YOUR INSTRUCTIONS:
Retype word for word the first line of the listing and each line after it up to the line with "['#fbb040', '#f7941d', '#f15a29', '#be1e2d', '#ec008c'];", with the pictures taken out.

DATA SECTION:
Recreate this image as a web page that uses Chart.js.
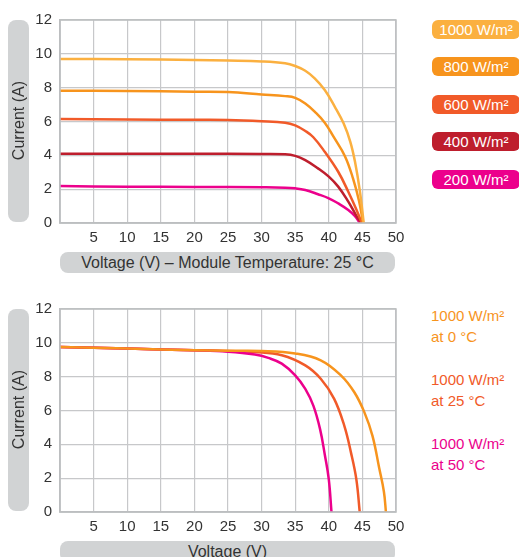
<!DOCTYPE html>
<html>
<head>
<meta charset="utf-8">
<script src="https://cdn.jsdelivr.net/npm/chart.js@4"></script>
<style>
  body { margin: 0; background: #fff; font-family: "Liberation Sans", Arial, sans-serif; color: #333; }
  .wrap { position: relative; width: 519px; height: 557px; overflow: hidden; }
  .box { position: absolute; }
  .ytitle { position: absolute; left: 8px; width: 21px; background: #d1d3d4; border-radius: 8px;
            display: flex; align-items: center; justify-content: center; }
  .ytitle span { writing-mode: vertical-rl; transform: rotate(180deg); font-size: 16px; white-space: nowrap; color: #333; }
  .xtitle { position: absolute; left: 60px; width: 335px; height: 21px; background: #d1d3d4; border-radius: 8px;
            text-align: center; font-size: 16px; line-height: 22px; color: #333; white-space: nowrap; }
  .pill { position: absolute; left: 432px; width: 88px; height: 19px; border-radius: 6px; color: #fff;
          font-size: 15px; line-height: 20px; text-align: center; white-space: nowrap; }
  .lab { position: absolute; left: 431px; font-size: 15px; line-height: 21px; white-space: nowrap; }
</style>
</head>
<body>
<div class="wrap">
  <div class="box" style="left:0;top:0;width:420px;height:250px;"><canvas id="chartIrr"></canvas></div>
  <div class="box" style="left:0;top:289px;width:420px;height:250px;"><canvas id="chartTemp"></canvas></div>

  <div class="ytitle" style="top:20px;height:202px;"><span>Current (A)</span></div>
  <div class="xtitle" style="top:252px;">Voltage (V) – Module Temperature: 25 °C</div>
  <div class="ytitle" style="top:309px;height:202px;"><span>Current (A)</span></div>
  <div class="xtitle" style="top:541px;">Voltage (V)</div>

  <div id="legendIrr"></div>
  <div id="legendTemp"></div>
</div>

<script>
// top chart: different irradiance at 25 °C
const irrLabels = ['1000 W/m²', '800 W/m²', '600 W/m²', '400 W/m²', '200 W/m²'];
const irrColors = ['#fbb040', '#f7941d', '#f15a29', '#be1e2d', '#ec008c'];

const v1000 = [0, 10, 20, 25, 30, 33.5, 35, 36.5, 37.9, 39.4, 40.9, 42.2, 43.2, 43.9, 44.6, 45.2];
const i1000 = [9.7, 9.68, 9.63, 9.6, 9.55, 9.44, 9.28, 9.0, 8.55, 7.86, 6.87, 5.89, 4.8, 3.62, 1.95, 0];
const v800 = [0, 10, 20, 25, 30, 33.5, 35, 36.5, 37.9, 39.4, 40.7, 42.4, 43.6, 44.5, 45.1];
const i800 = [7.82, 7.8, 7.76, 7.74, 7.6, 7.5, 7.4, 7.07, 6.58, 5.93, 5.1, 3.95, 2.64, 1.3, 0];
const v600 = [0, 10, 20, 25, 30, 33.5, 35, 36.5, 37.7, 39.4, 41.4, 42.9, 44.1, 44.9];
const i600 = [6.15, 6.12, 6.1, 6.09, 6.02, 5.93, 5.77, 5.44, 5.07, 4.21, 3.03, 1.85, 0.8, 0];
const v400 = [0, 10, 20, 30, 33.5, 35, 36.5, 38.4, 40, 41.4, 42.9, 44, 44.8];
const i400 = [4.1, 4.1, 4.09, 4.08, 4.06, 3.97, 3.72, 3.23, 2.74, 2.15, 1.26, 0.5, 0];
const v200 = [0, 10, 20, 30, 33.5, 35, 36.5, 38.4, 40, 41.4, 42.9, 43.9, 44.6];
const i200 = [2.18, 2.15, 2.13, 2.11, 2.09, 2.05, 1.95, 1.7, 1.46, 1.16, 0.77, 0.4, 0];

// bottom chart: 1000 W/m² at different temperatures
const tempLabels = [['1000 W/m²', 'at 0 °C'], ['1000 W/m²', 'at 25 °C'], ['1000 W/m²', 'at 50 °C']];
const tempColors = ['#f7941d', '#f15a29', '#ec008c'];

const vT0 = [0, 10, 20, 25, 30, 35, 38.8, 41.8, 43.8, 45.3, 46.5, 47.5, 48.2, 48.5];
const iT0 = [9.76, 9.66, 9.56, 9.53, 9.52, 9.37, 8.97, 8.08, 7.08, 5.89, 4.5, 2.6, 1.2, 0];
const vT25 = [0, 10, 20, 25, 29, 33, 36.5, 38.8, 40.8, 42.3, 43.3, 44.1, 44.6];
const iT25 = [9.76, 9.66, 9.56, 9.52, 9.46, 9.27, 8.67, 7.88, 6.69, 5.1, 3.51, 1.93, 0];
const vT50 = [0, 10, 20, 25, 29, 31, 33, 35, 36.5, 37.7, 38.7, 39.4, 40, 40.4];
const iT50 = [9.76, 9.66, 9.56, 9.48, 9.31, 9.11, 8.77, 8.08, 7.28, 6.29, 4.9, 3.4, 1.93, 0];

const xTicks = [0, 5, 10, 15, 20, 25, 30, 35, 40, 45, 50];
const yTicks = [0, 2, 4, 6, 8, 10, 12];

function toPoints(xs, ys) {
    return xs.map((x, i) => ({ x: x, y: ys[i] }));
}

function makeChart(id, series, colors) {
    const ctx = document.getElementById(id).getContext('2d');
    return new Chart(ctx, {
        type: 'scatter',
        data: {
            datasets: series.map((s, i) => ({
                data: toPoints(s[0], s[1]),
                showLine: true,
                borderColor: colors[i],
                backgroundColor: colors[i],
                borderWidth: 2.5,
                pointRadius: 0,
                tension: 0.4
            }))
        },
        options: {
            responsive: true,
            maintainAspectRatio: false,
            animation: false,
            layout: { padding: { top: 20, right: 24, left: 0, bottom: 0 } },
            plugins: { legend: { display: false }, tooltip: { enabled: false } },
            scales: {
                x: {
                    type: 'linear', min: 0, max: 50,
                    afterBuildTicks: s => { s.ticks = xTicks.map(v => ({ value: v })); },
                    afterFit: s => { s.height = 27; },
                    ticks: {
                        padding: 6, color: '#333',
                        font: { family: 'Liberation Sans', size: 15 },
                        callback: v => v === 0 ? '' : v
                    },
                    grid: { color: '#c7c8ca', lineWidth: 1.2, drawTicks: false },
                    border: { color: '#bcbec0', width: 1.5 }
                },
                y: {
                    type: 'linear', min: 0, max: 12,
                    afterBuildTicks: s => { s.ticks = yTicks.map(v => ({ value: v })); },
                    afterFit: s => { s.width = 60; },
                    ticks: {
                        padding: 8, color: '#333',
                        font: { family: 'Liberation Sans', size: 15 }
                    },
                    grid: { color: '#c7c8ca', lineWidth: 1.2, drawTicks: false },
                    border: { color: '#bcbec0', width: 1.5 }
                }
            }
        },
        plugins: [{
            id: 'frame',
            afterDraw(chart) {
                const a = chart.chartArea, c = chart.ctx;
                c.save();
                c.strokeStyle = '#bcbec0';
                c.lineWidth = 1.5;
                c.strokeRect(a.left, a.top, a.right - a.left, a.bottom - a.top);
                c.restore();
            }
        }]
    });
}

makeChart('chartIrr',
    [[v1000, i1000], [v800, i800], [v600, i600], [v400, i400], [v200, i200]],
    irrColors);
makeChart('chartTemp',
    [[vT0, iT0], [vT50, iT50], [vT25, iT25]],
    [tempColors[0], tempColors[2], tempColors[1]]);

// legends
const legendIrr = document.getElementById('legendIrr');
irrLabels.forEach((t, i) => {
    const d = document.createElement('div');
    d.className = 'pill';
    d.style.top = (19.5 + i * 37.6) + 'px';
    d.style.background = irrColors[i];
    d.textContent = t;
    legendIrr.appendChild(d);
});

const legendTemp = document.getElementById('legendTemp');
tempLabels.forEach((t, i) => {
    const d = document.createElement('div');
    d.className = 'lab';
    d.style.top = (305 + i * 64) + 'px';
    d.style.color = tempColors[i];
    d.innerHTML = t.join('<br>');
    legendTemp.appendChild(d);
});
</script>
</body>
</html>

ANSWER TO THIS PROBLEM:
Recreate this image as a web page that uses Chart.js.
<!DOCTYPE html>
<html>
<head>
<meta charset="utf-8">
<script src="https://cdn.jsdelivr.net/npm/chart.js@4"></script>
<style>
  body { margin: 0; background: #fff; font-family: "Liberation Sans", Arial, sans-serif; color: #333; }
  .wrap { position: relative; width: 519px; height: 557px; overflow: hidden; }
  .box { position: absolute; }
  .ytitle { position: absolute; left: 8px; width: 21px; background: #d1d3d4; border-radius: 8px;
            display: flex; align-items: center; justify-content: center; }
  .ytitle span { writing-mode: vertical-rl; transform: rotate(180deg); font-size: 16px; white-space: nowrap; color: #333; }
  .xtitle { position: absolute; left: 60px; width: 335px; height: 21px; background: #d1d3d4; border-radius: 8px;
            text-align: center; font-size: 16px; line-height: 22px; color: #333; white-space: nowrap; }
  .pill { position: absolute; left: 432px; width: 88px; height: 19px; border-radius: 6px; color: #fff;
          font-size: 15px; line-height: 20px; text-align: center; white-space: nowrap; }
  .lab { position: absolute; left: 431px; font-size: 15px; line-height: 21px; white-space: nowrap; }
</style>
</head>
<body>
<div class="wrap">
  <div class="box" style="left:0;top:0;width:420px;height:250px;"><canvas id="chartIrr"></canvas></div>
  <div class="box" style="left:0;top:289px;width:420px;height:250px;"><canvas id="chartTemp"></canvas></div>

  <div class="ytitle" style="top:20px;height:202px;"><span>Current (A)</span></div>
  <div class="xtitle" style="top:252px;">Voltage (V) – Module Temperature: 25 °C</div>
  <div class="ytitle" style="top:309px;height:202px;"><span>Current (A)</span></div>
  <div class="xtitle" style="top:541px;">Voltage (V)</div>

  <div id="legendIrr"></div>
  <div id="legendTemp"></div>
</div>

<script>
// top chart: different irradiance at 25 °C
const irrLabels = ['1000 W/m²', '800 W/m²', '600 W/m²', '400 W/m²', '200 W/m²'];
const irrColors = ['#fbb040', '#f7941d', '#f15a29', '#be1e2d', '#ec008c'];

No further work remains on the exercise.